Market reactions to the evolving situation in Ukraine have been relatively subdued. Currently, there has not been a significant rise in high-beta European currencies, nor has there been substantial pressure on the Swiss franc, which is often viewed as a safe haven in times of geopolitical uncertainty. Pesole notes that while the currency market remains vigilant, the immediate impact of Ukraine’s peace prospects has been minimal.
The anticipated release of US economic data may provide the necessary triggers for market movements, although expectations for today are limited. Analysts predict that retail sales will show resilience, while consumer confidence is expected to dip slightly to 93.5, close to consensus estimates. The September Producer Price Index (PPI) is also anticipated to align with expectations, showing a month-on-month increase of 0.3%.
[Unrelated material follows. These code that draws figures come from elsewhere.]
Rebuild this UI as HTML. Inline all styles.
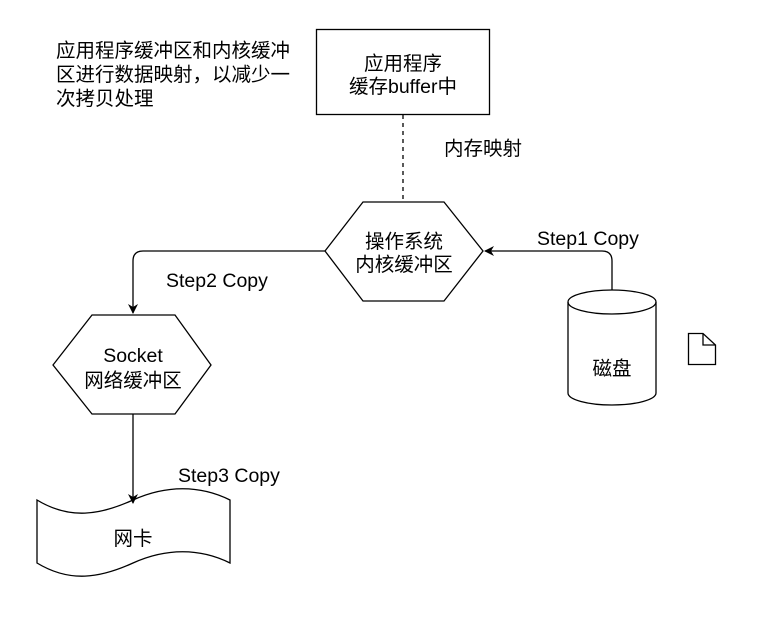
<!DOCTYPE html>
<html><head><meta charset="utf-8"><style>
html,body{margin:0;padding:0;background:#fff}
svg text{font-family:"Liberation Sans","Noto Sans CJK SC",sans-serif;font-size:19.5px;fill:#000}
</style></head><body>
<svg width="777" height="614" viewBox="0 0 777 614" xmlns="http://www.w3.org/2000/svg">
<defs><marker id="a" markerWidth="10" markerHeight="10" refX="9" refY="5" orient="auto" markerUnits="userSpaceOnUse"><path d="M0,0 L10,5 L0,10 L3,5 Z" fill="#000"/></marker></defs>
<g fill="#fff" stroke="#000" stroke-width="1.3">
<rect x="316.5" y="29.5" width="173" height="85"/>
<polygon points="325,251 363,202 444,202 483,251 444,301 363,301"/>
<polygon points="53,365 92,315 175,315 211,365 175,414 92,414"/>
<path d="M568,302 A44,12 0 0 1 656,302 L656,393 A44,12 0 0 1 568,393 Z"/>
<path d="M568,302 A44,12 0 0 0 656,302" fill="none"/>
<path d="M37,500 C70,520 100,515 133,500 C166,485 200,485 230,500 L230,563 C200,548 166,548 133,563 C100,578 70,583 37,563 Z"/>
<path d="M688.5,333.5 L703,333.5 L715.5,345 L715.5,364.5 L688.5,364.5 Z M703,333.5 L703,345 L715.5,345" fill="#fff"/>
</g>
<g fill="none" stroke="#000" stroke-width="1.3">
<line x1="403" y1="115" x2="403" y2="202" stroke-dasharray="4,4"/>
<path d="M612,290 L612,261 Q612,251 602,251 L485,251" marker-end="url(#a)"/>
<path d="M325,251 L143,251 Q133,251 133,261 L133,313" marker-end="url(#a)"/>
<path d="M133,414 L133,503" marker-end="url(#a)"/>
</g>
<text x="56" y="57">应用程序缓冲区和内核缓冲</text>
<text x="56" y="81">区进行数据映射，以减少一</text>
<text x="56" y="105">次拷贝处理</text>
<text x="403" y="70" text-anchor="middle">应用程序</text>
<text x="403" y="93" text-anchor="middle">缓存buffer中</text>
<text x="444" y="155">内存映射</text>
<text x="404" y="248" text-anchor="middle">操作系统</text>
<text x="404" y="271" text-anchor="middle">内核缓冲区</text>
<text x="537" y="245">Step1 Copy</text>
<text x="166" y="287">Step2 Copy</text>
<text x="133" y="362" text-anchor="middle">Socket</text>
<text x="133" y="387" text-anchor="middle">网络缓冲区</text>
<text x="612" y="375" text-anchor="middle">磁盘</text>
<text x="178" y="482">Step3 Copy</text>
<text x="133" y="545" text-anchor="middle">网卡</text>
</svg>
</body></html>
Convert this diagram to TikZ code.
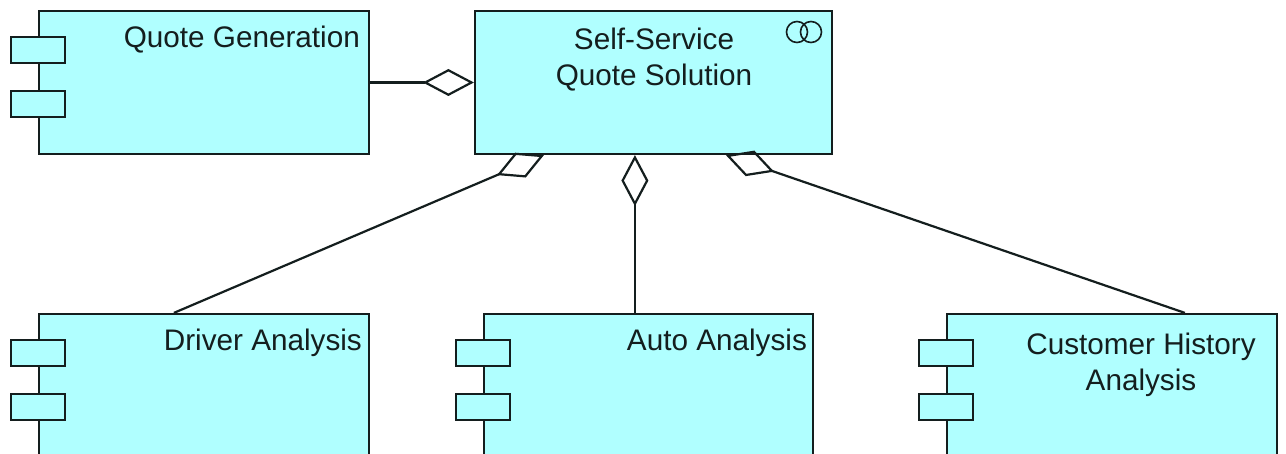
\documentclass[tikz,border=0pt]{standalone}
\usepackage{fontspec}
\setmainfont{Liberation Sans}
\usetikzlibrary{arrows.meta}
\definecolor{boxfill}{RGB}{176,255,255}
\definecolor{ink}{RGB}{20,30,30}
\tikzset{
  comp/.style={draw=ink, fill=boxfill, line width=2.2pt, rectangle, inner sep=0pt, minimum height=143pt},
  tab/.style={draw=ink, fill=boxfill, line width=2.2pt, rectangle, inner sep=0pt, minimum width=54pt, minimum height=26pt},
  lbl/.style={inner sep=0pt, text=ink, font=\fontsize{29.7}{36}\selectfont},
  agg/.style={draw=ink, line width=2.2pt, -{Diamond[open, length=51pt, width=27pt]}}
}
\begin{document}
\begin{tikzpicture}[x=1pt,y=-1pt]
\useasboundingbox (0,0) rectangle (1286,454);
\fill[white] (0,0) rectangle (1286,454);
\clip (0,0) rectangle (1286,454);
% boxes
\node[comp, minimum width=330pt] (qg) at (204,82.5) {};
\node[comp, minimum width=357pt] (ss) at (653.5,82.5) {};
\node[comp, minimum width=330pt, minimum height=180pt] (da) at (204,404) {};
\node[comp, minimum width=329pt, minimum height=180pt] (aa) at (648.5,404) {};
\node[comp, minimum width=330pt, minimum height=180pt] (ch) at (1112,404) {};
% component tabs
\foreach \b in {qg,da,aa,ch}{
  \node[tab] (\b t1) at ([xshift=0pt,yshift=-40.5pt]\b.north west) {};
  \node[tab] (\b t2) at ([xshift=0pt,yshift=-94pt]\b.north west) {};
}
% icon
\draw[ink, line width=1.6pt] (797,32) circle (10.5);
\draw[ink, line width=1.6pt] (811,32) circle (10.5);
% labels
\node[lbl, anchor=base east] (qgl) at ([xshift=-10pt,yshift=-38pt]qg.north east) {Quote Generation};
\node[lbl, anchor=base east] (dal) at ([xshift=-8pt,yshift=-38pt]da.north east) {Driver Analysis};
\node[lbl, anchor=base east] (aal) at ([xshift=-7pt,yshift=-38pt]aa.north east) {Auto Analysis};
\node[lbl, align=center, anchor=north] (ssl) at (654,27.5) {Self-Service\\Quote Solution};
\node[lbl, align=center, anchor=north] (chl) at (1141,332.5) {Customer History\\Analysis};
% connectors
\draw[agg] (qg.east) -- (ss.west);
\draw[agg] ([xshift=152pt]aa.north west) -- ([xshift=161pt]ss.south west);
\draw[agg] ([xshift=136pt]da.north west) -- ([xshift=70pt]ss.south west);
\draw[agg] ([xshift=239pt]ch.north west) -- ([xshift=252pt]ss.south west);
\end{tikzpicture}
\end{document}
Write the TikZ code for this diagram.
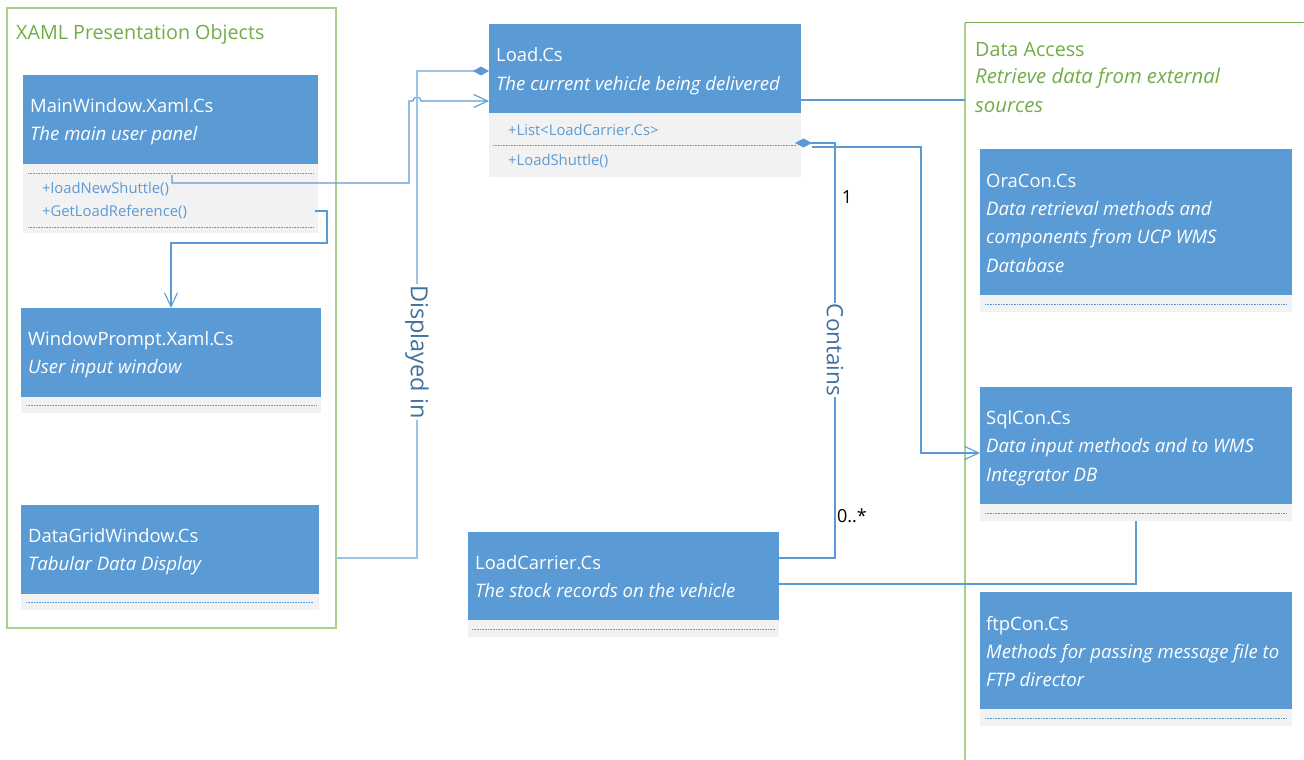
\documentclass[tikz,border=0pt]{standalone}
\usepackage{fontspec}
\setmainfont{Open Sans}
\usetikzlibrary{arrows.meta}
\definecolor{clsblue}{HTML}{5B9BD5}
\definecolor{cmpgray}{HTML}{F2F2F2}
\definecolor{grpgreen}{HTML}{70AD47}
\definecolor{grpline}{HTML}{A9D18E}
\definecolor{lnkblue}{HTML}{5B9BD5}
\definecolor{lnklight}{HTML}{9DC3E6}
\definecolor{lbldark}{HTML}{41719C}
\begin{document}
\begin{tikzpicture}[x=1pt,y=-1pt,
  hdr/.style={fill=clsblue, draw=none, anchor=north west, inner sep=0pt, outer sep=0pt},
  cmp/.style={fill=cmpgray, draw=none, anchor=north west, inner sep=0pt, outer sep=0pt},
  grp/.style={draw=none, anchor=north west, inner sep=0pt, outer sep=0pt},
  cname/.style={anchor=base west, inner sep=0pt, text=white, font=\fontsize{18.4}{22}\selectfont},
  cdesc/.style={anchor=base west, inner sep=0pt, text=white, font=\fontsize{18.6}{22}\selectfont\itshape},
  member/.style={anchor=base west, inner sep=0pt, text=lnkblue, font=\fontsize{14.8}{17}\selectfont},
  gname/.style={anchor=base west, inner sep=0pt, text=grpgreen, font=\fontsize{19.7}{22}\selectfont},
  gdesc/.style={anchor=base west, inner sep=0pt, text=grpgreen, font=\fontsize{20.3}{22}\selectfont\itshape},
  sep/.style={lnkblue, densely dotted, line width=0.6pt},
  link/.style={lnkblue, line width=1.1pt},
  linklight/.style={lnklight, line width=1.5pt},
  openhead/.style={-{Straight Barb[length=14pt,width=13pt]}},
  vlabel/.style={rotate=-90, fill=white, inner sep=1pt, text=lbldark},
  mult/.style={inner sep=0pt, text=black, font=\fontsize{18}{20}\selectfont}
]
\useasboundingbox (0,0) rectangle (1304,760);
\clip (0,0) rectangle (1304,760);

% ---------- group: XAML presentation objects ----------
\node[grp, minimum width=329pt, minimum height=620pt] (xaml) at (7,8) {};
\draw[grpline, line width=1.5pt] (xaml.north west) rectangle (xaml.south east);
\node[gname] (xaml-t) at (16,40) {XAML Presentation Objects};

% MainWindow
\node[hdr, minimum width=295pt, minimum height=89pt] (mw) at (23,75) {};
\node[cmp, minimum width=295pt, minimum height=69pt] (mwc) at (23,164) {};
\node[cname] (mw-n) at (30,112) {MainWindow.Xaml.Cs};
\node[cdesc] (mw-d) at (30,140) {The main user panel};
\draw[sep] (28,173) -- (314,173);
\node[member] (mw-m1) at (42,193) {+loadNewShuttle()};
\node[member] (mw-m2) at (42,216) {+GetLoadReference()};
\draw[sep] (28,227) -- (314,227);

% WindowPrompt
\node[hdr, minimum width=300pt, minimum height=89pt] (wp) at (21,308) {};
\node[cmp, minimum width=300pt, minimum height=16pt] (wpc) at (21,397) {};
\node[cname] (wp-n) at (28,345) {WindowPrompt.Xaml.Cs};
\node[cdesc] (wp-d) at (28,373) {User input window};
\draw[sep] (26,405) -- (316,405);

% DataGridWindow
\node[hdr, minimum width=298pt, minimum height=89pt] (dg) at (21,505) {};
\node[cmp, minimum width=298pt, minimum height=16pt] (dgc) at (21,594) {};
\node[cname] (dg-n) at (28,542) {DataGridWindow.Cs};
\node[cdesc] (dg-d) at (28,570) {Tabular Data Display};
\draw[sep] (26,602) -- (314,602);

% ---------- Load ----------
\node[hdr, minimum width=312pt, minimum height=89pt] (load) at (489,24) {};
\node[cmp, minimum width=312pt, minimum height=64pt] (loadc) at (489,113) {};
\node[cname] (load-n) at (496,62) {Load.Cs};
\node[cdesc] (load-d) at (496,90) {The current vehicle being delivered};
\node[member] (load-a) at (508,135) {+List<LoadCarrier.Cs>};
\draw[sep] (493,145) -- (797,145);
\node[member] (load-m) at (508,165) {+LoadShuttle()};

% ---------- LoadCarrier ----------
\node[hdr, minimum width=311pt, minimum height=88pt] (lc) at (468,532) {};
\node[cmp, minimum width=311pt, minimum height=17pt] (lcc) at (468,620) {};
\node[cname] (lc-n) at (475,569) {LoadCarrier.Cs};
\node[cdesc] (lc-d) at (475,597) {The stock records on the vehicle};
\draw[sep] (472,629) -- (775,629);

% ---------- group: data access ----------
\node[grp, minimum width=400pt, minimum height=800pt] (dacc) at (965,23) {};
\draw[grpgreen, line width=1pt] (dacc.north west) -- (dacc.north east);
\draw[grpline, line width=2pt] (dacc.north west) -- (dacc.south west);
\node[gname] (dacc-t) at (975,57) {Data Access};
\node[gdesc] (dacc-d1) at (975,84) {Retrieve data from external};
\node[gdesc] (dacc-d2) at (975,112) {sources};

% OraCon
\node[hdr, minimum width=312pt, minimum height=146pt] (ora) at (980,149) {};
\node[cmp, minimum width=312pt, minimum height=17pt] (orac) at (980,295) {};
\node[cname] (ora-n) at (986,187) {OraCon.Cs};
\node[cdesc] (ora-d1) at (986,215) {Data retrieval methods and};
\node[cdesc] (ora-d2) at (986,243) {components from UCP WMS};
\node[cdesc] (ora-d3) at (986,272) {Database};
\draw[sep] (985,304) -- (1287,304);

% SqlCon
\node[hdr, minimum width=312pt, minimum height=117pt] (sql) at (980,387) {};
\node[cmp, minimum width=312pt, minimum height=17pt] (sqlc) at (980,504) {};
\node[cname] (sql-n) at (986,424) {SqlCon.Cs};
\node[cdesc] (sql-d1) at (986,452) {Data input methods and to WMS};
\node[cdesc] (sql-d2) at (986,481) {Integrator DB};
\draw[sep] (985,513) -- (1287,513);

% ftpCon
\node[hdr, minimum width=312pt, minimum height=117pt] (ftp) at (980,592) {};
\node[cmp, minimum width=312pt, minimum height=17pt] (ftpc) at (980,709) {};
\node[cname] (ftp-n) at (986,630) {ftpCon.Cs};
\node[cdesc] (ftp-d1) at (986,658) {Methods for passing message file to};
\node[cdesc] (ftp-d2) at (986,686) {FTP director};
\draw[sep] (985,718) -- (1287,718);

% ---------- connectors ----------
% loadNewShuttle() calls Load (with a hop over the composition line)
\coordinate (ls-a) at (172,175);
\coordinate (ls-b) at (172,183);
\coordinate (ls-c) at (409,183);
\coordinate (ls-d) at (409,101);
\coordinate (ls-e) at (413,101);
\draw[link, openhead] (ls-a) -- (ls-b) -- (ls-c) -- (ls-d) -- (ls-e)
  arc[start angle=180, end angle=0, radius=4pt] -- (load.west |- ls-d);

% GetLoadReference() opens WindowPrompt
\coordinate (gr-a) at (315,211);
\coordinate (gr-b) at (327,211);
\coordinate (gr-c) at (327,243);
\draw[link, openhead] (gr-a) -- (gr-b) -- (gr-c) -- (wp.north |- gr-c) -- (wp.north);

% Load is displayed in the DataGrid window
\coordinate (di-a) at (417,71);
\coordinate (di-b) at (417,558);
\draw[linklight, {Diamond[length=16pt,width=9pt,color=lnkblue,fill=lnkblue]}-]
  (load.west |- di-a) -- (di-a) -- (di-b) -- (xaml.east |- di-b);
\node[vlabel, font=\fontsize{23.5}{26}\selectfont] (di-l) at (417,352) {Displayed in};

% Load uses the data access layer
\coordinate (da-a) at (801,100);
\draw[link] (da-a) -- (dacc.west |- da-a);

% Load contains LoadCarrier
\coordinate (ct-a) at (795,143);
\coordinate (ct-b) at (835,143);
\coordinate (ct-c) at (835,558);
\draw[link, {Diamond[length=17pt,width=9pt,fill=lnkblue]}-]
  (ct-a) -- (ct-b) -- (ct-c) -- (lc.east |- ct-c);
\node[vlabel, font=\fontsize{22.5}{26}\selectfont] (ct-l) at (835,350) {Contains};
\node[mult] (ct-1) at (847,197) {1};
\node[mult] (ct-n) at (852,516) {0..*};

% Load feeds SqlCon
\coordinate (sq-a) at (812,147);
\coordinate (sq-b) at (921,147);
\coordinate (sq-c) at (921,453);
\draw[link, openhead] (sq-a) -- (sq-b) -- (sq-c) -- (sql.west |- sq-c);

% LoadCarrier to SqlCon
\coordinate (lq-a) at (1136,584);
\draw[link] (lc.east |- lq-a) -- (lq-a) -- (sqlc.south -| lq-a);
\end{tikzpicture}
\end{document}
In discussions surrounding monetary policy, Mary Daly, a Federal Reserve official, indicated support for a potential interest rate cut in December. Although she is not a voting member this year, her comments add a dovish tone to the Federal Open Market Committee’s considerations, which are shaping up to be closely contested. The market is currently pricing in 19 basis points of easing for December; however, the US dollar has remained resilient amid these expectations.
Some analysts suggest that year-end rebalancing flows before the Thanksgiving holiday may be impacting the dollar’s strength. Unless market sentiment shifts toward a more hawkish outlook, there are indications that the dollar may be overvalued compared to short-term interest rate differentials. This could lead to potential downside risks for the currency.
As the situation evolves, investors and analysts will be closely monitoring both geopolitical developments and economic indicators that could influence currency markets in the coming weeks.